I’m now 31. A vast majority of my 20’s was based on a YOLO (FYI- that’s a saying that was actually in at one point in my 20’s alright) based attitude for money, and unfortunately it took me a long time to figure out how to manage my cash correctly and use it at its full potential. In fact, I’m still learning- a good education never stops!

My first introduction to debt was when I began uni. Predatory banks pounced on first year students in the university quad, and before they knew it they were saddled with an overdraft and credit card, me included. I am still fearful of overdrafts- they are supposed to be a safety net (obviously) but when you are paying full Auckland City rent and spending the rest of your student loan (living costs recipient here, no allowance for me) on ramen and parking tickets, that safety net very quickly becomes the standard.

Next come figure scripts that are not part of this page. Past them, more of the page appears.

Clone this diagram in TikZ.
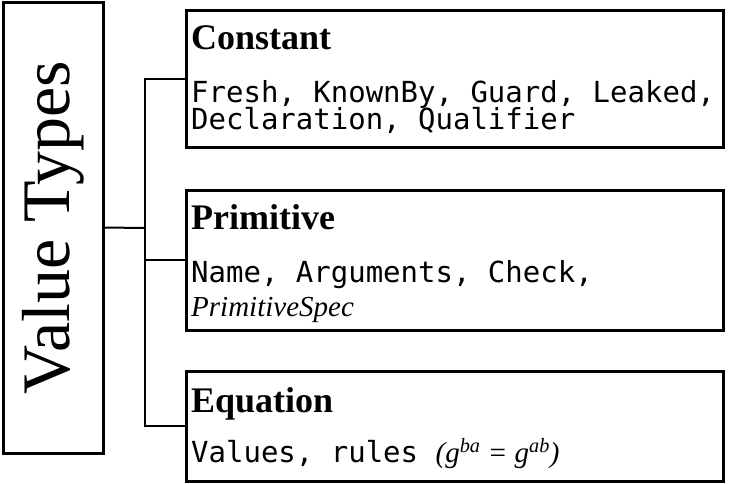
\documentclass[tikz,border=0pt]{standalone}
\usepackage{fontspec}
\setmainfont{Liberation Serif}
\newfontfamily\codefont{DejaVu Sans Mono}
\begin{document}
\begin{tikzpicture}[x=1pt,y=-1pt,
  frame/.style={draw=black, line width=3pt, fill=white, inner sep=0pt},
  link/.style={draw=black, line width=2pt},
  title/.style={anchor=base west, inner sep=0pt, font=\fontsize{36}{36}\selectfont\bfseries},
  body/.style={anchor=base west, inner sep=0pt, font=\fontsize{29}{29}\selectfont\codefont},
  note/.style={anchor=base west, inner sep=0pt, font=\fontsize{29}{29}\selectfont\itshape}]
  \useasboundingbox (0,0) rectangle (730,483);

  % main box on the left
  \node[frame, minimum width=100pt, minimum height=451pt] (vt) at (53,227.5) {};
  \node[rotate=90, inner sep=0pt, font=\fontsize{68}{68}\selectfont] (vtl) at (vt.center) {Value Types};

  % the three kinds
  \node[frame, minimum width=537pt, minimum height=137pt] (c) at (454.5,78.5) {};
  \node[frame, minimum width=537pt, minimum height=140pt] (p) at (454.5,260) {};
  \node[frame, minimum width=537pt, minimum height=110pt] (e) at (454.5,426) {};

  \node[title] (ct) at (191,49) {Constant};
  \node[body] (cb1) at (191,102) {Fresh, KnownBy, Guard, Leaked,};
  \node[body] (cb2) at (191,129) {Declaration, Qualifier};

  \node[title] (pt) at (191,229) {Primitive};
  \node[body] (pb1) at (191,282) {Name, Arguments, Check,};
  \node[note] (pb2) at (191,316) {PrimitiveSpec};

  \node[title] (et) at (191,412) {Equation};
  \node[body] (eb1) at (191,462) {Values, rules {\rmfamily\itshape (g\textsuperscript{ba} = g\textsuperscript{ab})}};

  % tree connectors
  \coordinate (j) at (145,228);
  \draw[link] (vt.east) -- (j);
  \draw[link] (c.west) -| (j) |- (e.west);
  \draw[link] (p.west) -- (p.west -| j);
\end{tikzpicture}
\end{document}
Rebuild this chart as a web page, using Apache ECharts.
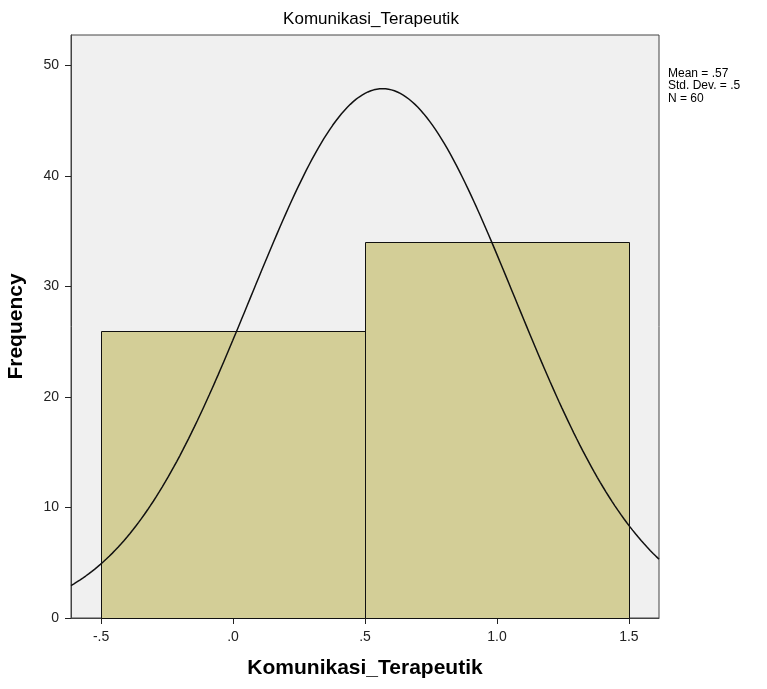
<!DOCTYPE html>
<html><head><meta charset="utf-8">
<script src="https://cdn.jsdelivr.net/npm/echarts@6/dist/echarts.min.js"></script>
<style>html,body{margin:0;padding:0;background:#fff}#c{width:767px;height:689px}</style>
</head><body><div id="c"></div>
<script>
// Data
var binStart = [-0.5, 0.5];
var binEnd = [0.5, 1.5];
var freq = [26, 34];
var xTicks = [-0.5, 0, 0.5, 1.0, 1.5];
var xTickLabels = ['-.5', '.0', '.5', '1.0', '1.5'];
var yTicks = [0, 10, 20, 30, 40, 50];
var statMean = 0.5667, statSd = 0.4997, statN = 60, binWidth = 1;
var statsText = ['Mean = .57', 'Std. Dev. = .5', 'N = 60'];

var xMin = -0.614, xMax = 1.614, yMax = 52.76;

// fitted normal curve (from mean, sd, N)
var curve = [];
for (var i = 0; i <= 200; i++) {
  var x = xMin + (xMax - xMin) * i / 200;
  var z = (x - statMean) / statSd;
  curve.push([x, statN * binWidth * Math.exp(-0.5 * z * z) / (statSd * Math.sqrt(2 * Math.PI))]);
}
var bars = binStart.map(function (s, i) { return [s, binEnd[i], freq[i]]; });

var chart = echarts.init(document.getElementById('c'));
var font = 'Liberation Sans, Arial, sans-serif';
chart.setOption({
  animation: false,
  backgroundColor: '#fff',
  title: {
    text: 'Komunikasi_Terapeutik', left: 366, top: 6, textAlign: 'center',
    textStyle: { fontFamily: font, fontSize: 17, fontWeight: 'normal', color: '#000' }
  },
  grid: { left: 71, right: 108, top: 35, bottom: 71, containLabel: false, outerBoundsMode: 'none', show: true, backgroundColor: '#F0F0F0', borderColor: '#444', borderWidth: 1 },
  graphic: [{
    type: 'text', left: 668, top: 67,
    style: { text: statsText.join('\n'), fontFamily: font, fontSize: 12, lineHeight: 12.5, fill: '#000' }
  }],
  xAxis: {
    type: 'value', min: xMin, max: xMax,
    name: 'Komunikasi_Terapeutik', nameLocation: 'middle', nameGap: 40,
    nameTextStyle: { fontFamily: font, fontSize: 21, fontWeight: 'bold', color: '#000' },
    axisLine: { show: true, onZero: false, lineStyle: { color: '#444' } },
    axisTick: { show: true, length: 6, customValues: xTicks, lineStyle: { color: '#222' } },
    axisLabel: {
      customValues: xTicks, fontFamily: font, fontSize: 14, color: '#222', margin: 12,
      formatter: function (v) { var k = xTicks.findIndex(function (t) { return Math.abs(t - v) < 1e-6; }); return k >= 0 ? xTickLabels[k] : ''; }
    },
    splitLine: { show: false }
  },
  yAxis: {
    type: 'value', min: 0, max: yMax,
    name: 'Frequency', nameLocation: 'middle', nameGap: 44, nameRotate: 90,
    nameTextStyle: { fontFamily: font, fontSize: 21, fontWeight: 'bold', color: '#000' },
    axisLine: { show: true, onZero: false, lineStyle: { color: '#444' } },
    axisTick: { show: true, length: 6, customValues: yTicks, lineStyle: { color: '#222' } },
    axisLabel: { customValues: yTicks, fontFamily: font, fontSize: 14, color: '#222', margin: 12 },
    splitLine: { show: false }
  },
  series: [{
    type: 'custom',
    data: bars,
    renderItem: function (params, api) {
      var p0 = api.coord([api.value(0), api.value(2)]);
      var p1 = api.coord([api.value(1), 0]);
      return {
        type: 'rect',
        shape: { x: Math.round(p0[0]) + 0.5, y: Math.round(p0[1]) + 0.5, width: Math.round(p1[0] - p0[0]), height: Math.round(p1[1] - p0[1]) },
        style: { fill: '#D3CE97', stroke: '#111', lineWidth: 1 }
      };
    },
    z: 2
  }, {
    type: 'line', data: curve, showSymbol: false, smooth: false, clip: true,
    lineStyle: { color: '#111', width: 1.5 }, z: 3
  }]
});
</script></body></html>
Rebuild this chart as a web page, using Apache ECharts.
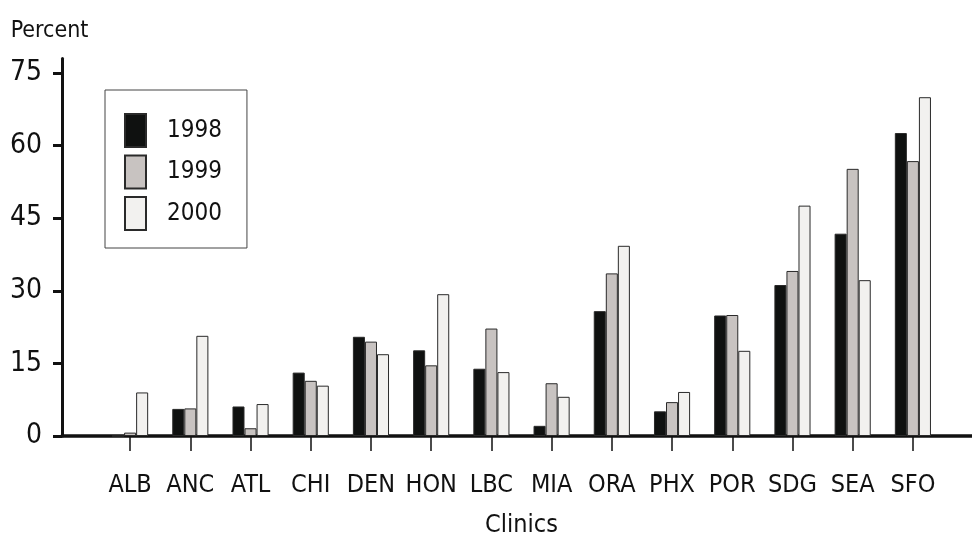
<!DOCTYPE html>
<html>
<head>
<meta charset="utf-8">
<script src="https://cdn.jsdelivr.net/npm/echarts@6/dist/echarts.min.js"></script>
<style>
	html, body { margin: 0; padding: 0; background: #ffffff; }
	#chart { width: 972px; height: 538px; }
</style>
</head>
<body>
<div id="chart"></div>
<script>
// 数据
const clinics = ['ALB', 'ANC', 'ATL', 'CHI', 'DEN', 'HON', 'LBC', 'MIA', 'ORA', 'PHX', 'POR', 'SDG', 'SEA', 'SFO'];
const years = ['1998', '1999', '2000'];
const pct1998 = [0, 5.6, 6.1, 13.1, 20.5, 17.7, 13.9, 2.1, 25.8, 5.1, 24.9, 31.2, 41.8, 62.6];
const pct1999 = [0.7, 5.7, 1.6, 11.4, 19.5, 14.6, 22.2, 10.9, 33.6, 7.0, 25.0, 34.1, 55.2, 56.8];
const pct2000 = [9.0, 20.7, 6.6, 10.4, 16.9, 29.3, 13.2, 8.1, 39.3, 9.1, 17.6, 47.6, 32.2, 70.0];
const yTicks = [0, 15, 30, 45, 60, 75];

const font = "'DejaVu Sans Condensed', 'Liberation Sans Narrow', sans-serif";
const ink = '#111111';

function makeBar(name, data, color) {
	return {
		name: name,
		type: 'bar',
		data: data,
		barGap: 0,
		barCategoryGap: '40%',
		itemStyle: {
			color: color,
			borderColor: '#2a2a2a',
			borderWidth: 1
		}
	};
}

const chart = echarts.init(document.getElementById('chart'));
const option = {
	animation: false,
	textStyle: { fontFamily: font, color: ink },
	legend: {
		orient: 'vertical',
		left: 105,
		top: 90,
		padding: [23, 25, 17, 19],
		icon: 'rect',
		itemWidth: 21,
		itemHeight: 33,
		itemGap: 6.5,
		borderColor: '#444',
		borderWidth: 1,
		data: years,
		textStyle: {
			fontFamily: font,
			fontSize: 24,
			color: ink,
			padding: [0, 0, 0, 16]
		}
	},
	grid: [
		// 柱状图区域
		{ left: 100, right: 29, top: 58.5, bottom: 102, outerBoundsMode: 'none' },
		// 只用来画完整的 x 轴线
		{ left: 62, right: 0, top: 58.5, bottom: 102, outerBoundsMode: 'none' }
	],
	xAxis: [{
		type: 'category',
		gridIndex: 0,
		data: clinics,
		name: 'Clinics',
		nameLocation: 'middle',
		nameGap: 77,
		nameTextStyle: { fontFamily: font, fontSize: 25, color: ink },
		axisLine: { show: false },
		axisTick: {
			show: true,
			alignWithLabel: true,
			length: 15,
			lineStyle: { color: ink, width: 1.5 }
		},
		axisLabel: {
			interval: 0,
			margin: 37,
			fontFamily: font,
			fontSize: 25,
			color: ink
		},
		splitLine: { show: false }
	}, {
		type: 'value',
		gridIndex: 1,
		min: 0,
		max: 1,
		axisLine: { show: true, lineStyle: { color: ink, width: 3.5 } },
		axisTick: { show: false },
		axisLabel: { show: false },
		splitLine: { show: false }
	}],
	yAxis: [{
		type: 'value',
		gridIndex: 0,
		min: 0,
		max: 78,
		offset: 38,
		name: 'Percent',
		nameLocation: 'end',
		nameGap: 16,
		nameTextStyle: {
			fontFamily: font,
			fontSize: 23,
			color: ink,
			padding: [0, 25, 0, 0]
		},
		axisLine: { show: true, lineStyle: { color: ink, width: 3 } },
		axisTick: {
			show: true,
			length: 9,
			customValues: yTicks,
			lineStyle: { color: ink, width: 3 }
		},
		axisLabel: {
			margin: 20,
			customValues: yTicks,
			fontFamily: font,
			fontSize: 28,
			color: ink
		},
		splitLine: { show: false }
	}, {
		type: 'value',
		gridIndex: 1,
		show: false,
		min: 0,
		max: 78
	}],
	series: [
		makeBar(years[0], pct1998, '#0f1110'),
		makeBar(years[1], pct1999, '#c8c3c1'),
		makeBar(years[2], pct2000, '#f2f1ef')
	]
};
chart.setOption(option);
</script>
</body>
</html>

Eventually in my mid 20’s I decided to take out a personal loan to clear my overdraft. A smart move, had I not also added the balance of my credit card to it but also kept my card open. Entering the workforce in debt can very quickly destroy your will to live, and opportunity to save for the things you really want. In a world full of right here and now, saving even $50 a week seems to be a waste of time when you can just chuck it on plastic.

So yeah. My early 20’s were definitely a learning curve, but unfortunately for me, I find that the only way I learn is through trial and error. But enough of my dismal early to mid 20’s- What I am here for is to help make some suggestions to help ease the pain of tackling debt, and help you create a budget that you can actually stick to. Check out my tips below, and let me know if you’ve made any big changes to the way you handle your money lately. (Apparently its called being a responsible adult)

  1. Get a copy of your payslip and confirm your actual net pay.
    A surprising amount of adults don’t know what their pay is at each pay day. You should know how much tax you’re paying, and how much of your student loan (if you have one) is being paid each cycle.
  2. Create a budget that is simple. 
    I started with creating a budget on sorted.org.nz and then simplified it, so I know how much money I will need in my account every week to cover all of my costs.
    DON’T create a budget that is too restrictive, or you’ll find yourself dipping your hand into your savings too often, which in turn will give you a bit of a sense of failure. It’s better to save small amounts than put a chunk of cash into your savings account that you need to access to pay your bills.
  3. Follow the 50/30/20 Rule
    When I was first planning my budget, I came across the 50/30/20 rule. The basic premise is that your “needs” each month shouldn’t total more than 50% of your take home pay, your wants should equal 30% (Wants can include items that aren’t urgent to pay or absolutely necessary as well) and your Savings/debt repayments should approximately 20% of your take home pay.
    The only issue that I have found with sticking to this ratio is that Auckland housing is basically a cash vacuum that unfortunately is a necessary evil, so you may need some wriggle room when working with these ratios!
  4. Be smart when paying back debt
    When planning to pay back debt, consider your situation first. Are you living paycheck to paycheck? If you are, you might want to consider setting aside a small amount in a savings account alongside your debt payments for emergencies. Technically you should be able to survive for a few weeks if you happen to lose your job or some such, but let’s be realistic and say $1000. That way if you have an emergency that requires immediate attention, you have the ability to address it without it hurting your budget plan too much. If your savings get cushy, transfer some of it to your debt payments, ensuring you still leave a buffer.
    If you get a windfall, pay off debt first. There’s no point in having a large amount of cash sitting in a savings account if the interest earned is lower than the debt interest you are paying each month.
  5. Don’t spend more than you earn
    A tricky one to manage when you have that little devil in your ear telling you that your life won’t be complete without that particular dress or pair of shoes. By all means, treat yourself every now and then, it will keep you sane. But don’t give in to that little voice every time- You will thank yourself in the long run! If there’s something pricy that you can’t stop thinking about then think about how satisfying it will be to save up for it instead of whacking it on credit (just throwing a bit of liberal hypocrisy in this last point- I’ve made this mistake plenty of times myself)

Sorry that was so boring. But trust me, in a world of swirling debt and credit files, you will be so proud of yourself to be financially healthy and secure. Don’t make the mistakes I had to learn from, its stressful and will age you prematurely, then the cycle will continue when you have to add botox and anti ageing creams onto your credit card too.